**Requirement:**
Go through the material below and copy all lines with "would".

━━━ Data excerpts

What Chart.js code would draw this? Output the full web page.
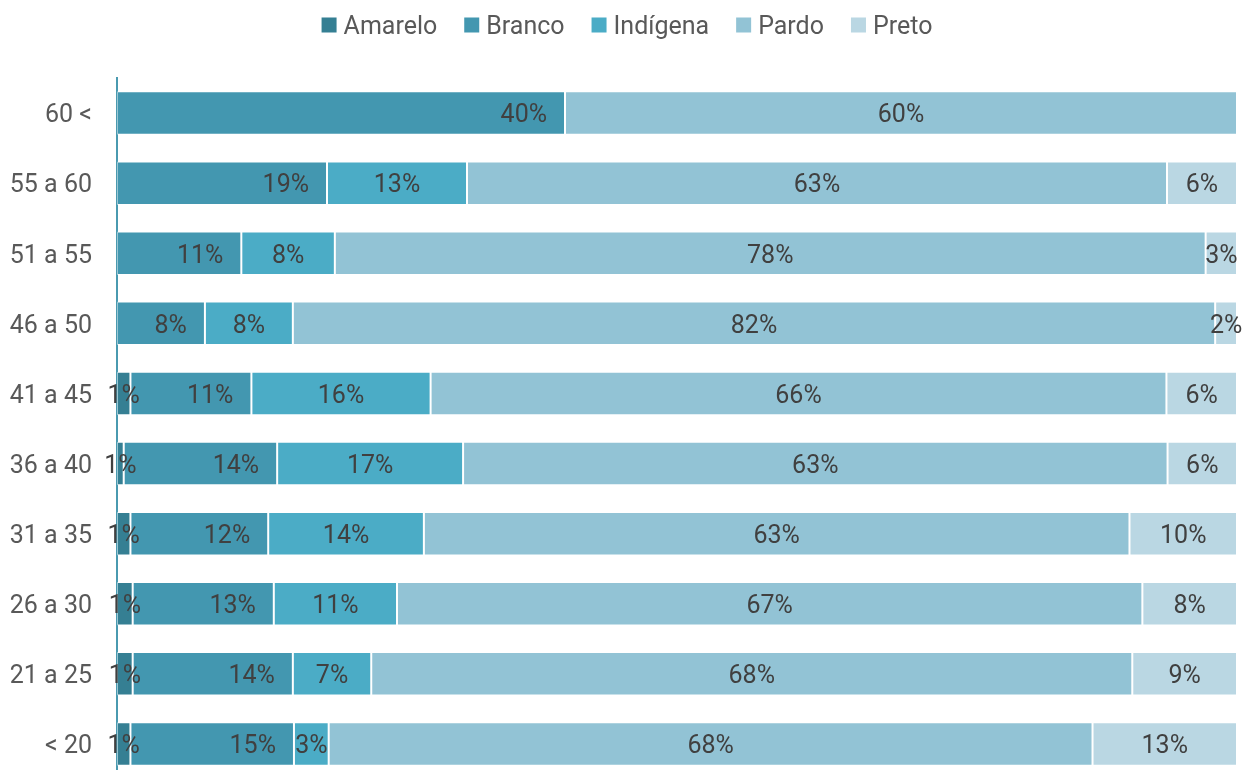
<!DOCTYPE html>
<html>
<head>
<meta charset="utf-8">
<script src="https://cdn.jsdelivr.net/npm/chart.js@4"></script>
<style>
  html, body { margin: 0; padding: 0; background: #fff; overflow: hidden; }
  #wrap { width: 1242px; height: 779px; }
</style>
</head>
<body>
<div id="wrap"><canvas id="chart" width="1242" height="779"></canvas></div>
<script>
// faixas etárias e percentuais por cor/raça
const categories = ['60 <', '55 a 60', '51 a 55', '46 a 50', '41 a 45', '36 a 40', '31 a 35', '26 a 30', '21 a 25', '< 20'];
const amarelo  = [0, 0, 0, 0, 1.2, 0.6, 1.2, 1.4, 1.4, 1.2];
const branco   = [40, 18.75, 11.1, 7.85, 10.8, 13.7, 12.3, 12.6, 14.3, 14.6];
const indigena = [0, 12.5, 8.35, 7.85, 16.0, 16.6, 13.9, 11.0, 7.0, 3.1];
const pardo    = [60, 62.5, 77.75, 82.35, 65.7, 62.9, 63.0, 66.55, 67.95, 68.2];
const preto    = [0, 6.25, 2.8, 1.95, 6.3, 6.2, 9.6, 8.45, 9.35, 12.9];

const FONT = 'Roboto, "Noto Sans", sans-serif';

const series = [
    { label: 'Amarelo',  data: amarelo,  color: '#357f93' },
    { label: 'Branco',   data: branco,   color: '#4397b0' },
    { label: 'Indígena', data: indigena, color: '#4bacc6' },
    { label: 'Pardo',    data: pardo,    color: '#92c3d5' },
    { label: 'Preto',    data: preto,    color: '#bad7e3' }
];

// rótulos de porcentagem em cada segmento
const barLabels = {
    id: 'barLabels',
    afterDatasetsDraw(chart) {
        const ctx = chart.ctx;
        ctx.save();
        ctx.font = '25px ' + FONT;
        ctx.fillStyle = '#404040';
        ctx.textBaseline = 'middle';
        chart.data.datasets.forEach((ds, di) => {
            const meta = chart.getDatasetMeta(di);
            meta.data.forEach((bar, i) => {
                const v = ds.data[i];
                if (!v) return;
                const txt = Math.round(v) + '%';
                if (ds.label === 'Branco') {
                    ctx.textAlign = 'right';
                    ctx.fillText(txt, bar.x - 18, bar.y + 3);
                } else {
                    ctx.textAlign = 'center';
                    ctx.fillText(txt, (bar.x + bar.base) / 2, bar.y + 3);
                }
            });
        });
        ctx.restore();
    }
};

// legenda no topo
const topLegend = {
    id: 'topLegend',
    afterDraw(chart) {
        const ctx = chart.ctx;
        ctx.save();
        ctx.font = '25px ' + FONT;
        ctx.textBaseline = 'middle';
        ctx.textAlign = 'left';
        const box = 15, gapText = 7, gapItem = 27;
        const widths = chart.data.datasets.map(ds => box + gapText + ctx.measureText(ds.label).width);
        const total = widths.reduce((s, w) => s + w, 0) + gapItem * (widths.length - 1);
        let x = 627 - total / 2;
        const y = 25;
        chart.data.datasets.forEach((ds, i) => {
            ctx.fillStyle = ds.backgroundColor;
            ctx.fillRect(x, y - box / 2, box, box);
            ctx.fillStyle = '#595959';
            ctx.fillText(ds.label, x + box + gapText, y + 3);
            x += widths[i] + gapItem;
        });
        ctx.restore();
    }
};

new Chart(document.getElementById('chart'), {
    type: 'bar',
    data: {
        labels: categories,
        datasets: series.map(s => ({
            label: s.label,
            data: s.data,
            backgroundColor: s.color,
            borderColor: 'rgba(255,255,255,0.45)',
            borderWidth: 1,
            borderSkipped: false,
            barPercentage: 0.62,
            categoryPercentage: 1
        }))
    },
    options: {
        indexAxis: 'y',
        responsive: false,
        animation: false,
        layout: { padding: { top: 78, right: 5, left: 0, bottom: 0 } },
        plugins: {
            legend: { display: false },
            tooltip: { enabled: false }
        },
        scales: {
            x: {
                stacked: true,
                display: false,
                min: 0,
                max: 100
            },
            y: {
                stacked: true,
                grid: { display: false },
                border: { display: true, color: '#4a9ab0', width: 2 },
                ticks: {
                    color: '#595959',
                    padding: 17,
                    labelOffset: 3,
                    font: { family: FONT, size: 25 }
                },
                afterFit(scale) {
                    scale.width = 117;
                    scale.paddingTop = 0;
                    scale.paddingBottom = 0;
                }
            }
        }
    },
    plugins: [barLabels, topLegend]
});
</script>
</body>
</html>
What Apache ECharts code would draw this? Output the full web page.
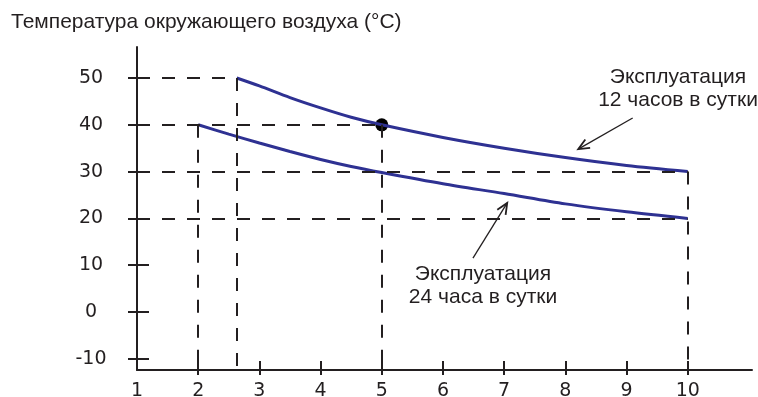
<!DOCTYPE html>
<html>
<head>
<meta charset="utf-8">
<script src="https://cdn.jsdelivr.net/npm/echarts@6/dist/echarts.min.js"></script>
<style>html,body{margin:0;padding:0;background:#fff}#c{width:758px;height:397px}</style>
</head>
<body>
<div id="c"></div>
<script>
// ---- data ----
const xTickValues = [2, 3, 4, 5, 6, 7, 8, 9, 10];
const xLabelValues = [1, 2, 3, 4, 5, 6, 7, 8, 9, 10];
const yTickValues = [-10, 0, 10, 20, 30, 40, 50];
const hours12X = [2.63, 3, 3.5, 4, 4.5, 5, 6, 7, 8, 9, 10];
const temp12Y  = [50, 48.3, 45.8, 43.6, 41.6, 40, 37.3, 35, 33, 31.3, 30];
const hours24X = [2, 2.5, 3, 3.5, 4, 4.5, 5, 6, 7, 8, 9, 10];
const temp24Y  = [40, 38, 36.1, 34.3, 32.6, 31.1, 29.8, 27.4, 25.3, 23.1, 21.4, 20];
const markedPoint = [5, 40];
// guides: horizontal [y, xEnd], vertical [x, yStart]
const guideH = [[50, 2.63], [40, 5], [30, 10], [20, 10]];
const guideV = [[2, 40], [2.63, 50], [5, 40], [10, 30]];
// arrows [xFrom, yFrom, xTo, yTo]
const arrows = [[9.10, 41.45, 8.21, 34.8], [6.49, 11.5, 7.05, 23.3]];
const titleText = 'Температура окружающего воздуха (°C)';
const label12 = 'Эксплуатация\n12 часов в сутки';
const label24 = 'Эксплуатация\n24 часа в сутки';

const X_MIN = 1, X_MAX = 11.05, Y_MIN = -12.39, Y_MAX = 56.62;
const INK = '#231F20', BLUE = '#2E3192';

const zip = (xs, ys) => xs.map((x, i) => [x, ys[i]]);
const guideLines = [];
guideH.forEach(([y, xe]) => guideLines.push([{coord: [X_MIN, y]}, {coord: [xe, y]}]));
guideV.forEach(([x, ys]) => guideLines.push([{coord: [x, ys]}, {coord: [x, Y_MIN]}]));

const chart = echarts.init(document.getElementById('c'), null, {renderer: 'canvas'});
const baseX = {type: 'value', min: X_MIN, max: X_MAX, splitLine: {show: false}};
const baseY = {type: 'value', min: Y_MIN, max: Y_MAX, splitLine: {show: false}};
chart.setOption({
  animation: false,
  backgroundColor: '#fff',
  title: {text: titleText, left: 6, top: 7,
    textStyle: {fontFamily: 'Liberation Sans, Arial', fontSize: 21, fontWeight: 'normal', color: INK}},
  grid: {left: 137, top: 47, right: 6, bottom: 27, containLabel: false, outerBoundsMode: 'none'},
  xAxis: [
    Object.assign({}, baseX, {position: 'bottom',
      axisLine: {show: true, onZero: false, lineStyle: {color: INK, width: 2}},
      axisTick: {show: true, inside: true, length: 9, customValues: xTickValues, lineStyle: {color: INK, width: 2}},
      axisLabel: {show: true, customValues: xLabelValues, margin: 12,
        fontFamily: 'DejaVu Sans', fontSize: 19, color: INK}}),
    Object.assign({}, baseX, {position: 'bottom', offset: 0,
      axisLine: {show: false, onZero: false},
      axisTick: {show: true, inside: false, length: 5, customValues: xTickValues, lineStyle: {color: INK, width: 2}},
      axisLabel: {show: false}})
  ],
  yAxis: [
    Object.assign({}, baseY, {position: 'left',
      axisLine: {show: true, onZero: false, lineStyle: {color: INK, width: 2}},
      axisTick: {show: true, inside: true, length: 12, customValues: yTickValues, lineStyle: {color: INK, width: 2}},
      axisLabel: {show: true, customValues: yTickValues, margin: 46, align: 'center',
        fontFamily: 'DejaVu Sans', fontSize: 19, color: INK}}),
    Object.assign({}, baseY, {position: 'left', offset: 0,
      axisLine: {show: false, onZero: false},
      axisTick: {show: true, inside: false, length: 9, customValues: yTickValues, lineStyle: {color: INK, width: 2}},
      axisLabel: {show: false}})
  ],
  series: [
    {type: 'line', data: [], xAxisIndex: 0, yAxisIndex: 0, silent: true,
      markLine: {silent: true, symbol: ['none', 'none'], label: {show: false},
        lineStyle: {color: INK, width: 2, type: [13, 12]}, data: guideLines}},
    {type: 'line', data: zip(hours12X, temp12Y), smooth: 0.3, showSymbol: false,
      lineStyle: {color: BLUE, width: 3}},
    {type: 'line', data: zip(hours24X, temp24Y), smooth: 0.3, showSymbol: false,
      lineStyle: {color: BLUE, width: 3}},
    {type: 'scatter', data: [markedPoint], symbolSize: 13, itemStyle: {color: '#000', opacity: 1}},
    {type: 'custom', data: arrows, clip: false, encode: {x: [0, 2], y: [1, 3]},
      renderItem: function (params, api) {
        const p0 = api.coord([api.value(0), api.value(1)]);
        const p1 = api.coord([api.value(2), api.value(3)]);
        const ang = Math.atan2(p1[1] - p0[1], p1[0] - p0[0]);
        const L = 12, s = 0.42;
        const h1 = [p1[0] - L * Math.cos(ang - s), p1[1] - L * Math.sin(ang - s)];
        const h2 = [p1[0] - L * Math.cos(ang + s), p1[1] - L * Math.sin(ang + s)];
        return {type: 'group', children: [
          {type: 'line', shape: {x1: p0[0], y1: p0[1], x2: p1[0], y2: p1[1]}, style: {stroke: INK, lineWidth: 1.3}},
          {type: 'polyline', shape: {points: [h1, p1, h2]}, style: {stroke: INK, lineWidth: 1.8, fill: null}}
        ]};
      }}
  ],
  graphic: [
    {type: 'text', x: 678, y: 89, style: {text: label12, fontFamily: 'Liberation Sans, Arial', fontSize: 21,
      lineHeight: 23, fill: INK, align: 'center', verticalAlign: 'middle'}},
    {type: 'text', x: 483, y: 286, style: {text: label24, fontFamily: 'Liberation Sans, Arial', fontSize: 21,
      lineHeight: 23, fill: INK, align: 'center', verticalAlign: 'middle'}}
  ]
});
</script>
</body>
</html>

━━━━━━

**Written solution:**
What Chart.js code would draw this? Output the full web page.
What Apache ECharts code would draw this? Output the full web page.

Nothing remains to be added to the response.